The Public Prosecutor’s Office claims in its provisional findings that Pupo Garces’ post hurt MININT’s “morale and reputation” and is a crime of libel against institutions and organizations of heroes and martyrs (regulated in Article 270 of the Penal Code in force today). The Public Prosecutor’s Office admits that the complaint against Leandro Pupo was filed by “State Security agents in the Banes municipality” who “had been surveilling [Leandro] because of his actions.”

The document issued by the Public Prosecutor’s Office is not only documentary evidence of arbitrariness and political repression in Cuba, but it is also proof of the constant surveillance of citizens’ comments on social media. The a priori justification for this surveillance is the “people being monitored’s” political stance and its sole objective is to find “potential” targets they can then repress, using criminal or administrative measures against dissidents or citizens who disagree with the Communist Party’s policies and dare to express this.

These kinds of investigations or surveillance are banned in many countries, as is persecution of an opponent dressed up as a legal investigation. This is even more important in Cuba because it is used as a way to restrict freedom of speech, like in Leandro’s case.

The Public Prosecutor’s Office has asked the Banes Municipal People’s Court to make Leandro Pupo spend the next four years of his life at a forced labor camp controlled by the institution that reported him and says it is has been “offended” by his words.

CONTRADICTORY PROCEDURES

Leandro Pupo Garces’ case is amplified and becomes more important if you compare it to the Court system’s refusal to protect teacher Alina Barbara Lopez Hernandez. The philosopher from Matanzas filed a complaint against Pedro Jorge Velazquez, one of the youngest propagandists of the Cuban regime’s communication apparatus, weeks ago. Later, a judge from the Matanzas Provincial People’s Court refused to hold a trial against the Granma correspondent in Sancti Spiritus and ruled that Velazquez was innocent, without a discussion.

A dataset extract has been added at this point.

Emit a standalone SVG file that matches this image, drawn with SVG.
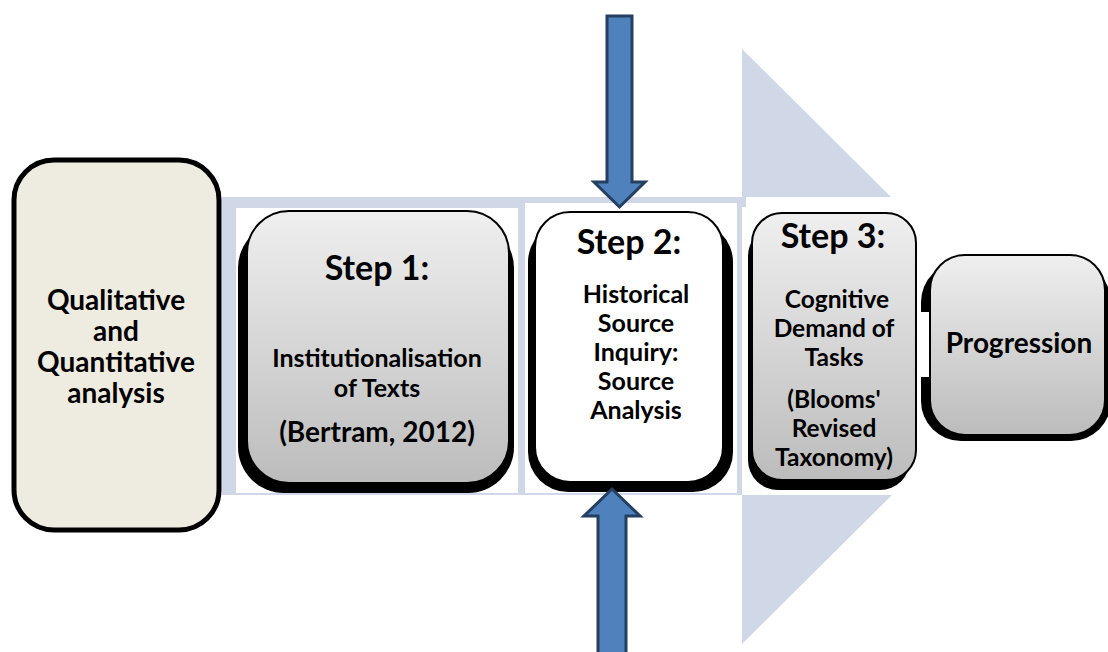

On May 18, 2023, after Iroel Sanchez’s death, Alina Barbara posted her public condolences to the Cuban official’s family on her Facebook page, while also acknowledging her joy at the fact she never agreed with the deceased. These and other statements encouraged Pedro Jorge Velazquez to write a post on Facebook defending Iroel; he also called Lopez “a witch and harlequin of the US Empire” accusing her of “intellectual indecency.”

With the far reach of the journalist’s statements and his position as a communicator working for the country’s main written press, Lopez Hernandez filed a complaint against Pedro Jorge Velazquez, at the Provincial People’s Court in Matanzas, for slander. The reasons were essentially the same as those used by MININT to take Leandro Pupo to court, but in this case Pedro Jorge’s comments weren’t to persecute her, but to discredit her honor and public reputation.

Yet, while Leandro Pupo faces the possibility of spending four years in a forced labor camp, a judge from the Court system that will try the activist hasn’t even summoned Pedro Jorge Velazquez to defend his defamatory remarks in a public hearing. Dozens of people like him have received this protection, the latest example being Humberto Lopez’s attack on Yeilis Torres Cruz (which ended up with the activist being sent to prison and the Cuban TV presenter being promoted to a member of the Communist Party’s Central Committee). 

Matanzas Provincial Court replied to the complaint filed by Alina Barbara with a decree dated June 30, 2023. In the document, Judge Jorge Feliz Diaz Corso said that Alina’s post provoked Pedro’s discontent “given his friendship with (Iroel) the deceased” and that the fact that he felt “offended” by Alina’s words legitimized Pedro Jorge to “respond in the way he did.”

The Matanzas judge’s reasoning has no legal basis. The most obvious reason is that Leandro Pupo Garces is one of the many Cubans offended by MININT’s work; but, unlike Pedro Jorge, his words can cost him prison time. There is no legal reasoning behind Diaz Corso’s arguments. The ruling logic here in the way Cuban Courts take action is what the president of the People’s Supreme Court, Ruben Remigio Ferro, announced in one of his ominous speeches: Cuban Courts aren’t the enemies’ Courts, they are the Courts of the Revolution and the Communist Party.

The Matanzas Court’s ruling is proof of relativism and the defenselessness of Cuban citizens; it also proves just how clumsy repression is in Cuba, even when they try to legitimize it with a judge’s signature of “legal” reasoning, who ultimately end up accomplices or direct culprits of clear human rights violations.

This article was translated into English from the original in Spanish.